In most 5th grade math scopes, volume arrives in the third quarter, after students have worked through area and multiplication of fractions. The unit label error described above — writing square units instead of cubic units — comes directly from that prior area work, which is worth anticipating when planning the introduction.

Adjusting the Work for Different Entry Points in the Room

Students who need more support begin with worksheets that show pre-drawn unit cubes in distinct, clearly separated layers. The task is to count by layer — how many cubes in one layer, how many layers total — before any symbolic notation appears. That tells a teacher whether the student understands what volume represents, independent of multiplication fluency.

On-level students work with whole-number side lengths and standard computation, with explicit requirements to label answers in cubic units. The expectation is that they can move between a diagram and an equation without depending on the picture to get started.

Students ready for extension work backward from a given volume: if a cube holds 125 cubic units, what is the side length? That type of problem requires students to understand s³ as a relationship, not just a left-to-right calculation, and it quickly reveals whether they have that understanding or are pattern-matching to a procedure. Pairing a printable worksheet with snap cubes at a math center gives students a physical way to test their thinking before committing to a written answer.

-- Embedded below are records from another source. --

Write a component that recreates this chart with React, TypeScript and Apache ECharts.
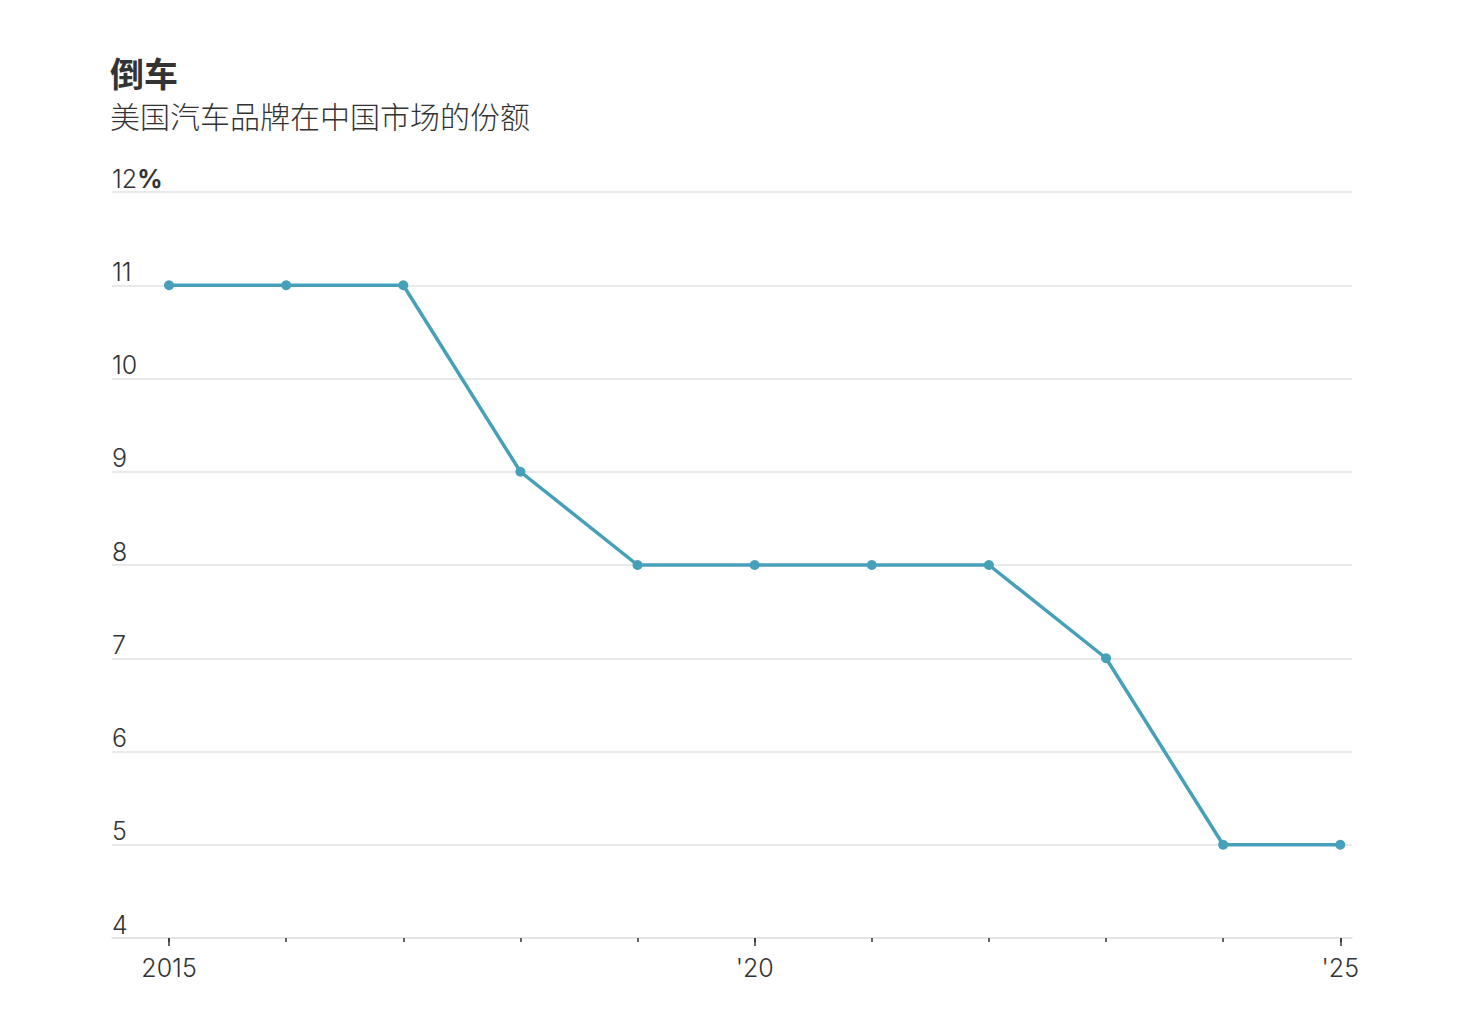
import { useEffect, useRef } from 'react';
import * as echarts from 'echarts';
import type { ECharts, EChartsOption } from 'echarts';

// 数据
const years = [2015, 2016, 2017, 2018, 2019, 2020, 2021, 2022, 2023, 2024, 2025];
const share = [11, 11, 11, 9, 8, 8, 8, 8, 7, 5, 5];
const majorYears = [2015, 2020, 2025];
const yTicks = [4, 5, 6, 7, 8, 9, 10, 11, 12];

const TITLE = '倒车';
const SUBTITLE = '美国汽车品牌在中国市场的份额';

const LINE_COLOR = '#47a0b9';
const TEXT_COLOR = '#333333';
const GRID_COLOR = '#e2e2e2';
const NUM_FONT = 'Inter, "Noto Sans CJK SC", sans-serif';
const CJK_FONT = '"Noto Sans CJK SC", sans-serif';

const yearLabel = (v: number) => (v === 2015 ? '2015' : "'" + String(v).slice(2));

const App = () => {
    const chartRef = useRef<HTMLDivElement>(null);
    const chartInstance = useRef<ECharts | null>(null);

    useEffect(() => {
        if (!chartRef.current) return;
        chartInstance.current = echarts.init(chartRef.current, undefined, { renderer: 'svg' });

        const xMin = 2014.513;
        const xMax = 2025.1;

        const option: EChartsOption = {
            animation: false,
            backgroundColor: '#ffffff',
            // 标题和副标题分开放，避免文字框重叠
            title: [
                {
                    text: TITLE,
                    left: 110,
                    top: 55,
                    padding: 0,
                    textStyle: {
                        fontFamily: CJK_FONT,
                        fontSize: 34,
                        lineHeight: 34,
                        fontWeight: 'bold',
                        color: TEXT_COLOR
                    }
                },
                {
                    text: SUBTITLE,
                    left: 110,
                    top: 100,
                    padding: 0,
                    textStyle: {
                        fontFamily: CJK_FONT,
                        fontSize: 30,
                        lineHeight: 30,
                        fontWeight: 300,
                        color: TEXT_COLOR
                    }
                }
            ],
            grid: {
                left: 112,
                right: 114,
                top: 192,
                bottom: 78,
                containLabel: false
            },
            xAxis: [
                {
                    type: 'value',
                    min: xMin,
                    max: xMax,
                    axisLine: { show: true, lineStyle: { color: GRID_COLOR, width: 1.5 } },
                    axisTick: {
                        show: true,
                        customValues: years,
                        length: 4,
                        lineStyle: { color: TEXT_COLOR, width: 1.5 }
                    },
                    axisLabel: { show: false },
                    splitLine: { show: false }
                },
                {
                    type: 'value',
                    position: 'bottom',
                    min: xMin,
                    max: xMax,
                    axisLine: { show: false },
                    axisTick: {
                        show: true,
                        customValues: majorYears,
                        length: 8,
                        lineStyle: { color: TEXT_COLOR, width: 1.5 }
                    },
                    axisLabel: {
                        show: true,
                        customValues: majorYears,
                        margin: 17,
                        formatter: (v: number) => yearLabel(v),
                        fontFamily: NUM_FONT,
                        fontSize: 25,
                        fontWeight: 300,
                        color: TEXT_COLOR
                    },
                    splitLine: { show: false }
                }
            ],
            yAxis: {
                type: 'value',
                min: 4,
                max: 12,
                interval: 1,
                axisLine: { show: false },
                axisTick: { show: false },
                splitLine: { show: true, lineStyle: { color: GRID_COLOR, width: 1.5 } },
                axisLabel: {
                    inside: true,
                    margin: 0,
                    verticalAlign: 'bottom',
                    padding: [0, 0, 1, 0],
                    formatter: (v: number) => (v === yTicks[yTicks.length - 1] ? v + '{b|%}' : String(v)),
                    fontFamily: NUM_FONT,
                    fontSize: 25,
                    fontWeight: 300,
                    color: TEXT_COLOR,
                    rich: {
                        b: {
                            fontFamily: NUM_FONT,
                            fontSize: 25,
                            fontWeight: 'bold',
                            color: TEXT_COLOR
                        }
                    }
                }
            },
            series: [
                {
                    type: 'line',
                    xAxisIndex: 0,
                    data: years.map((y, i) => [y, share[i]]),
                    symbol: 'circle',
                    symbolSize: 10,
                    showSymbol: true,
                    lineStyle: { color: LINE_COLOR, width: 3.5 },
                    itemStyle: { color: LINE_COLOR },
                    z: 5
                }
            ]
        };

        chartInstance.current.setOption(option, true);

        return () => {
            chartInstance.current?.dispose();
            chartInstance.current = null;
        };
    }, []);

    return (
        <div
            ref={chartRef}
            style={{
                position: 'absolute',
                left: 0,
                top: 0,
                width: '1466px',
                height: '1016px'
            }}
        />
    );
};

export default App;
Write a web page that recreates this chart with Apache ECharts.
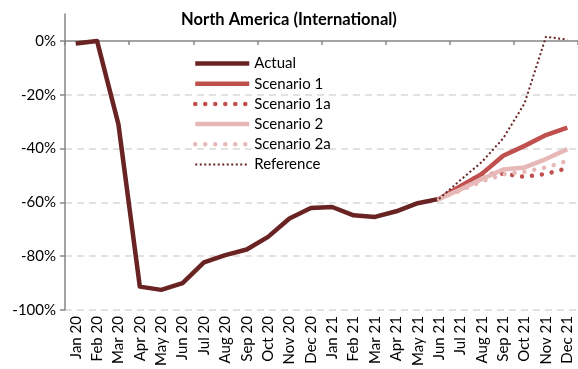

Frequently Asked Questions

What formula do these worksheets use for cube volume?

The formula is s × s × s, where s is the side length. Each worksheet that introduces the formula also connects it to unit cube counting so students see where the shortcut comes from rather than treating it as an isolated rule.

Do students need to know exponent notation to use these worksheets?

No. The worksheets write the calculation as s × s × s rather than relying on the s³ notation, so students who haven't formally studied exponents encounter no notation barrier. Teachers who want to introduce the s³ form can layer it in alongside the written-out multiplication.

How long does each worksheet take to complete?

Most students finish a counting-cube worksheet in 6–8 minutes and a word-problem worksheet in 10–12 minutes. The time difference comes from the reading and interpretation load in word problems, not from the computation itself.

Can these worksheets be sent home for homework?

The diagram-based and computation worksheets send home reliably. Word-problem worksheets sometimes need classroom context — specifically, students need to know that the unit of measure stated in the problem determines which cubic unit belongs in the answer. The volume of a cube worksheets pdf for 5th grade word problems work better as in-class practice where a teacher can clarify that kind of detail in the moment; the counting-cube and formula-computation worksheets are the cleaner homework choice.